When I removed the melamine from the end of the epoxy, I got another surprise, but this one wasn’t so pleasant. I’m not sure exactly what happened, but since the melamine only stuck in the deepest section that gets the hottest during curing….I think the epoxy actually melted the melamine and got into its MDF core. It wasn’t chiseling off….until I discovered that I could use the heat gun trick to soften the epoxy so the melamine could be removed. To make things more difficult, the chisel gouged the surface, which meant I had to go back use some fast-setting epoxy to patch things up.

Step 7: Finish the Epoxy & Concrete

To finish both surfaces, I started by dry sanding the concrete and epoxy from 120 grit up to 240 grit. I then wet sanded both surfaces to 400 grit. Since 400 grit is as high as I want to go on the concrete, I paused here to apply sealer to the concrete. (Note: if you sand concrete past 400 grit, some concrete sealers don’t take as well.) I let the concrete sealer cure overnight, then returned to finish the epoxy by wet sanding up to 5000 grit, and then using a plastic polish for the final shine.

Step 8: Make the Wood Base

The base is just a simple box, inset by 3.5” on the long sides, and 5” at the ends. I left one side open and added two dividers so you can store magazines or books under the table. I used butt joints and assembled with glue and brad nails. After filling nail holes and plywood sides with wood filler, I used white spray paint to paint all the exposed surfaces of the base.

Here is the cut list for a 38”x15”x5.5” base made from ¾” plywood.
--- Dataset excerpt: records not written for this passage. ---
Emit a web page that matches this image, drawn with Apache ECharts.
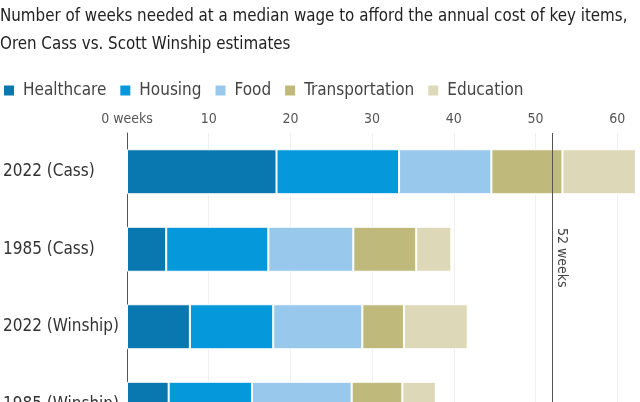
<!DOCTYPE html>
<html>
<head>
<meta charset="utf-8">
<script src="https://cdn.jsdelivr.net/npm/echarts@6/dist/echarts.min.js"></script>
<style>
html,body{margin:0;padding:0;background:#fff;}
#main{width:640px;height:402px;}
</style>
</head>
<body>
<div id="main"></div>
<script>
var categories = ['2022 (Cass)', '1985 (Cass)', '2022 (Winship)', '1985 (Winship)'];
var seriesNames = ['Healthcare', 'Housing', 'Food', 'Transportation', 'Education'];
var healthcare = [18.3, 4.8, 7.7, 5.1];
var housing = [15.0, 12.5, 10.2, 10.2];
var food = [11.3, 10.4, 10.9, 12.2];
var transportation = [8.7, 7.7, 5.1, 6.2];
var education = [9.0, 4.3, 7.8, 4.1];
var xTicks = [0, 10, 20, 30, 40, 50, 60];
var referenceWeeks = 52;

var FONT = "'Liberation Sans Narrow', 'DejaVu Sans Condensed', 'Liberation Sans', sans-serif";
var colors = ['#0a78b0', '#0598da', '#98c9ec', '#bfba7c', '#ddd9b8'];
var values = [healthcare, housing, food, transportation, education];

var chart = echarts.init(document.getElementById('main'), null, {renderer: 'canvas'});

var series = seriesNames.map(function (name, i) {
  var s = {
    name: name,
    type: 'bar',
    stack: 'total',
    barWidth: 45,
    data: values[i],
    itemStyle: {color: colors[i], borderColor: '#fff', borderWidth: 1},
    emphasis: {disabled: true}
  };
  if (i === seriesNames.length - 1) {
    s.markLine = {
      silent: true,
      symbol: ['none', 'none'],
      animation: false,
      lineStyle: {color: '#555', width: 1, type: 'solid'},
      label: {
        show: true,
        position: 'insideStartTop',
        distance: [95, 3],
        formatter: referenceWeeks + ' weeks',
        fontFamily: FONT,
        fontSize: 14,
        color: '#444'
      },
      data: [{xAxis: referenceWeeks}]
    };
  }
  return s;
});

chart.setOption({
  animation: false,
  textStyle: {fontFamily: FONT},
  title: {
    text: 'Number of weeks needed at a median wage to afford the annual cost of key items,\nOren Cass vs. Scott Winship estimates',
    left: 0,
    top: 3,
    padding: 0,
    textStyle: {fontFamily: FONT, fontSize: 16.8, fontWeight: 'normal', color: '#222', lineHeight: 28}
  },
  legend: {
    data: seriesNames,
    left: 2,
    top: 82,
    padding: 0,
    icon: 'rect',
    itemWidth: 12,
    itemHeight: 12,
    itemGap: 12,
    textStyle: {fontFamily: FONT, fontSize: 17, color: '#444', padding: [0, 0, 0, 3]}
  },
  grid: {left: 127, right: 2.4, top: 133, bottom: -41, outerBoundsMode: 'none', containLabel: false},
  xAxis: {
    type: 'value',
    position: 'top',
    min: 0,
    max: 62.5,
    interval: 10,
    axisLine: {show: false},
    axisTick: {show: false},
    splitLine: {show: true, showMinLine: false, showMaxLine: false, lineStyle: {color: '#f0f0f0', width: 1}},
    axisLabel: {
      show: true,
      showMaxLabel: false,
      margin: 7,
      fontFamily: FONT,
      fontSize: 14,
      color: '#555',
      formatter: function (v) {
        if (xTicks.indexOf(v) < 0) return '';
        return v === 0 ? '0 weeks' : String(v);
      }
    }
  },
  yAxis: {
    type: 'category',
    inverse: true,
    data: categories,
    axisLine: {show: true, lineStyle: {color: '#555', width: 1}},
    axisTick: {show: false},
    splitLine: {show: false},
    axisLabel: {
      align: 'left',
      margin: 124,
      fontFamily: FONT,
      fontSize: 17,
      color: '#333'
    }
  },
  series: series
});
</script>
</body>
</html>
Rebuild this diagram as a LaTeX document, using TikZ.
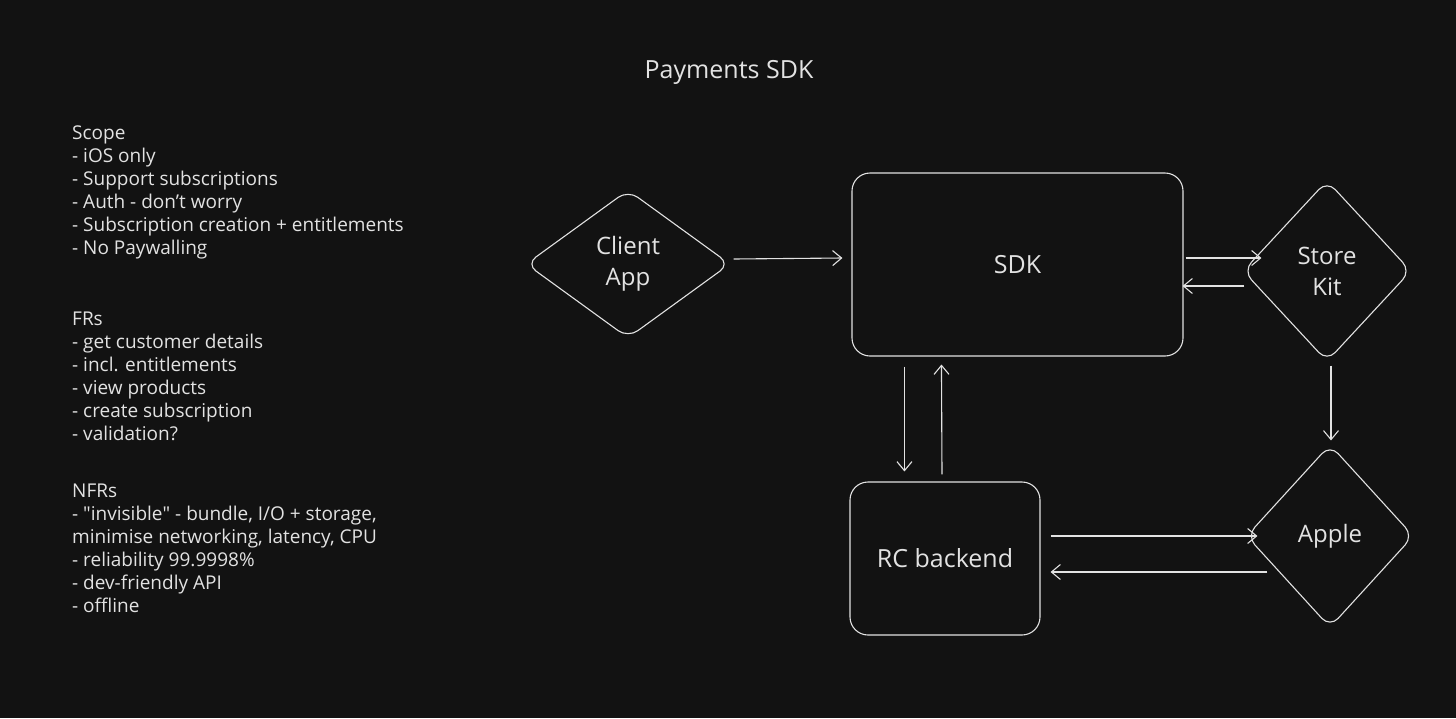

(2x) 38”x15” – top and bottom

(2x) 4”x15” – side pieces

(2x) 4”x 14.25” middle dividers

(1x) 36.5”x4” inset back


The concrete and epoxy top weighs about 200 lbs, so I am just relying on its weight to hold it in place on the base. (You could use screws or construction adhesive to attach the base if you like.) So get a friend or two to help you move this piece, set it in place, and enjoy a piece of functional art in your living room!